Retype every line from the start of the data down to and including the line with "(0,0) rectangle (1215,-769);". Skip the pictures.

-- begin --

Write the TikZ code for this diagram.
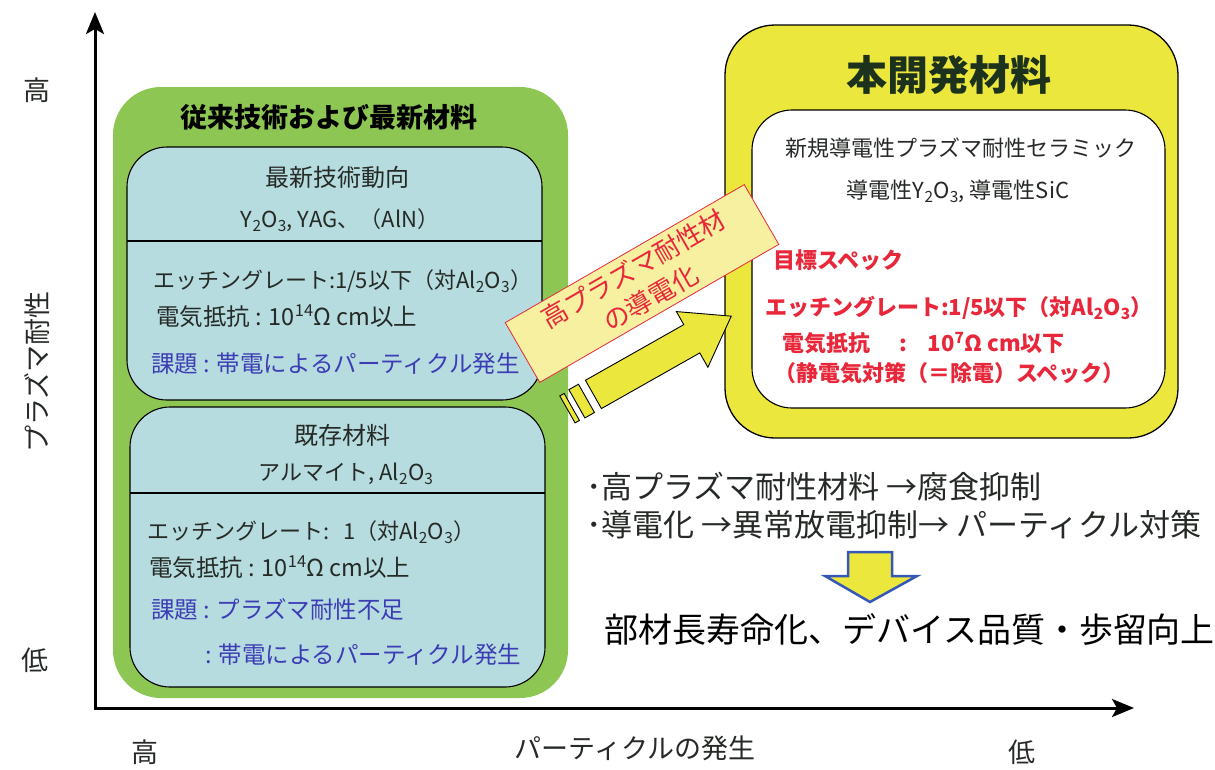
\documentclass[tikz,border=0pt]{standalone}
\usepackage{fontspec}
\setmainfont{Noto Sans CJK JP}
\usetikzlibrary{arrows.meta}
\definecolor{boxgreen}{HTML}{8DC652}
\definecolor{boxblue}{HTML}{B6DCE0}
\definecolor{boxyellow}{HTML}{ECE73C}
\definecolor{lblfill}{HTML}{F6F0A0}
\definecolor{redtxt}{HTML}{E8283A}
\definecolor{bluetxt}{HTML}{3C3CB4}
\definecolor{darktxt}{HTML}{262A26}
\definecolor{titlegreen}{HTML}{1C321C}
\definecolor{arrowblue}{HTML}{3557B8}
\begin{document}
\begin{tikzpicture}[x=1pt,y=1pt,
  every node/.style={inner sep=0pt, outer sep=0pt, text=darktxt},
  s22/.style={font=\fontsize{22}{26}\selectfont, text height=19.4pt, text depth=2.6pt},
  s23/.style={font=\fontsize{23.5}{27}\selectfont, text height=20.7pt, text depth=2.8pt},
  s24/.style={font=\fontsize{24}{28}\selectfont, text height=21.1pt, text depth=2.9pt},
  s27/.style={font=\fontsize{27}{31}\selectfont, text height=23.8pt, text depth=3.2pt},
  s31/.style={font=\fontsize{31}{35}\selectfont, text height=27.3pt, text depth=3.7pt},
  s34/.style={font=\fontsize{34}{39}\selectfont, text height=29.9pt, text depth=4.1pt},
  b22/.style={font=\fontsize{22}{26}\selectfont\bfseries, text height=19.4pt, text depth=2.6pt},
  b27/.style={font=\fontsize{27}{31}\selectfont\bfseries, text height=23.8pt, text depth=3.2pt},
  b41/.style={font=\fontsize{41}{46}\selectfont\bfseries, text height=36.1pt, text depth=4.9pt},
  lft/.style={anchor=west},
  bluebox/.style={draw=black, line width=1.1pt, fill=boxblue, rounded corners=40pt},
  divider/.style={draw=black, line width=1.1pt},
  bigarrow/.style={draw=black, line width=0.9pt, fill=boxyellow, line join=miter},
  axis/.style={line width=3pt, {Stealth[length=22pt,width=18pt,inset=5pt]}-{Stealth[length=22pt,width=18pt,inset=5pt]}},
]
\useasboundingbox (0,0) rectangle (1215,-769);

% axes
\coordinate (Ytop) at (95,-12);
\coordinate (O) at (95,-708);
\coordinate (Xend) at (1134,-708);
\draw[axis] (Ytop) -- (O) -- (Xend);
\node[s27] (yhigh) at (37,-90) {高};
\node[s27, rotate=90] (ylab) at (37,-372) {プラズマ耐性};
\node[s27] (ylow) at (35,-660) {低};
\node[s27] (xhigh) at (145,-752) {高};
\node[s27] (xlab) at (635,-748) {パーティクルの発生};
\node[s27] (xlow) at (1022,-752) {低};

% green group
\node[fill=boxgreen, rounded corners=48pt, minimum width=455pt, minimum height=611pt] (green) at (340.5,-392.5) {};
\node[b27, text=black] (gtitle) at (329,-117) {従来技術および最新材料};

% top blue box
\node[bluebox, minimum width=415pt, minimum height=253pt] (btop) at (334.5,-273.5) {};
\coordinate (d1) at (0,-241);
\draw[divider] (btop.west |- d1) -- (btop.east |- d1);
\node[s24] (t1) at (337,-177) {最新技術動向};
\node[s22] (t2) at (340,-219) {Y\textsubscript{2}O\textsubscript{3}, YAG、（AlN）};
\node[s22, lft] (t3) at (153,-280) {エッチングレート:1/5以下（対Al\textsubscript{2}O\textsubscript{3}）};
\node[s23, lft] (t4) at (156,-317) {電気抵抗 : 10\textsuperscript{14}Ω cm以上};
\node[s23, lft, text=bluetxt] (t5) at (151,-364) {課題 : 帯電によるパーティクル発生};

% bottom blue box
\node[bluebox, minimum width=415pt, minimum height=280pt] (bbot) at (337.5,-547) {};
\coordinate (d2) at (0,-493);
\draw[divider] (bbot.west |- d2) -- (bbot.east |- d2);
\node[s24] (u1) at (342,-435) {既存材料};
\node[s22] (u2) at (346,-472) {アルマイト, Al\textsubscript{2}O\textsubscript{3}};
\node[s22, lft] (u3) at (147,-531) {エッチングレート:\hspace{14pt}1（対Al\textsubscript{2}O\textsubscript{3}）};
\node[s23, lft] (u4) at (149,-568) {電気抵抗 : 10\textsuperscript{14}Ω cm以上};
\node[s23, lft, text=bluetxt] (u5) at (151,-610) {課題 : プラズマ耐性不足};
\node[s23, lft, text=bluetxt] (u6) at (205,-655) {: 帯電によるパーティクル発生};

% yellow group
\node[draw=black, line width=1.3pt, fill=boxyellow, rounded corners=50pt, minimum width=453pt, minimum height=413pt] (ybox) at (951.5,-231.5) {};
\node[draw=black, line width=1.1pt, fill=white, rounded corners=40pt, minimum width=413pt, minimum height=298pt] (wbox) at (958.5,-259) {};
\node[b41, text=titlegreen] (ytitle) at (949,-75) {本開発材料};
\node[s22] (w1) at (961,-148) {新規導電性プラズマ耐性セラミック};
\node[s22] (w2) at (958,-190) {導電性Y\textsubscript{2}O\textsubscript{3}, 導電性SiC};
\node[b22, lft, text=redtxt] (w3) at (773,-260) {目標スペック};
\node[b22, lft, text=redtxt] (w4) at (765,-307) {エッチングレート:1/5以下（対Al\textsubscript{2}O\textsubscript{3}）};
\node[b22, lft, text=redtxt] (w5) at (782,-343) {電気抵抗\hspace{30pt}:\hspace{20pt}10\textsuperscript{7}Ω cm以下};
\node[b22, lft, text=redtxt] (w6) at (774,-373) {（静電気対策（＝除電）スペック）};

% big yellow arrow
\begin{scope}[shift={(593.3,-394.2)}, rotate=29.5]
  \draw[bigarrow] (0,16) -- (113,16) -- (113,31) -- (158.5,0) -- (113,-33) -- (113,-16.5) -- (0,-16.5) -- cycle;
  \draw[bigarrow] (-19,16) rectangle (-8,-16.5);
  \draw[bigarrow] (-30,15) rectangle (-25,-16);
\end{scope}

% rotated label
\node[draw=redtxt, line width=0.8pt, fill=lblfill, rotate=30, minimum width=276pt, minimum height=69pt, align=center, text=redtxt, font=\fontsize{26}{34}\selectfont] (lbl) at (642,-283.5) {高プラズマ耐性材\\の導電化};

% right bottom texts
\node[s31, lft] (r1) at (586,-487) {･高プラズマ耐性材料 →腐食抑制};
\node[s31, lft] (r2) at (586,-525) {･導電化 →異常放電抑制→ パーティクル対策};
\draw[draw=arrowblue, line width=2.5pt, fill=boxyellow, line join=miter]
  (848,-552) -- (892,-552) -- (892,-576) -- (917,-576) -- (870,-602) -- (825,-576) -- (848,-576) -- cycle;
\node[s34, lft, text=black] (r3) at (604,-630) {部材長寿命化、デバイス品質・歩留向上};
\end{tikzpicture}
\end{document}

-- end --

Reply
Write the TikZ code for this diagram.
\documentclass[tikz,border=0pt]{standalone}
\usepackage{fontspec}
\setmainfont{Noto Sans CJK JP}
\usetikzlibrary{arrows.meta}
\definecolor{boxgreen}{HTML}{8DC652}
\definecolor{boxblue}{HTML}{B6DCE0}
\definecolor{boxyellow}{HTML}{ECE73C}
\definecolor{lblfill}{HTML}{F6F0A0}
\definecolor{redtxt}{HTML}{E8283A}
\definecolor{bluetxt}{HTML}{3C3CB4}
\definecolor{darktxt}{HTML}{262A26}
\definecolor{titlegreen}{HTML}{1C321C}
\definecolor{arrowblue}{HTML}{3557B8}
\begin{document}
\begin{tikzpicture}[x=1pt,y=1pt,
  every node/.style={inner sep=0pt, outer sep=0pt, text=darktxt},
  s22/.style={font=\fontsize{22}{26}\selectfont, text height=19.4pt, text depth=2.6pt},
  s23/.style={font=\fontsize{23.5}{27}\selectfont, text height=20.7pt, text depth=2.8pt},
  s24/.style={font=\fontsize{24}{28}\selectfont, text height=21.1pt, text depth=2.9pt},
  s27/.style={font=\fontsize{27}{31}\selectfont, text height=23.8pt, text depth=3.2pt},
  s31/.style={font=\fontsize{31}{35}\selectfont, text height=27.3pt, text depth=3.7pt},
  s34/.style={font=\fontsize{34}{39}\selectfont, text height=29.9pt, text depth=4.1pt},
  b22/.style={font=\fontsize{22}{26}\selectfont\bfseries, text height=19.4pt, text depth=2.6pt},
  b27/.style={font=\fontsize{27}{31}\selectfont\bfseries, text height=23.8pt, text depth=3.2pt},
  b41/.style={font=\fontsize{41}{46}\selectfont\bfseries, text height=36.1pt, text depth=4.9pt},
  lft/.style={anchor=west},
  bluebox/.style={draw=black, line width=1.1pt, fill=boxblue, rounded corners=40pt},
  divider/.style={draw=black, line width=1.1pt},
  bigarrow/.style={draw=black, line width=0.9pt, fill=boxyellow, line join=miter},
  axis/.style={line width=3pt, {Stealth[length=22pt,width=18pt,inset=5pt]}-{Stealth[length=22pt,width=18pt,inset=5pt]}},
]
\useasboundingbox (0,0) rectangle (1215,-769);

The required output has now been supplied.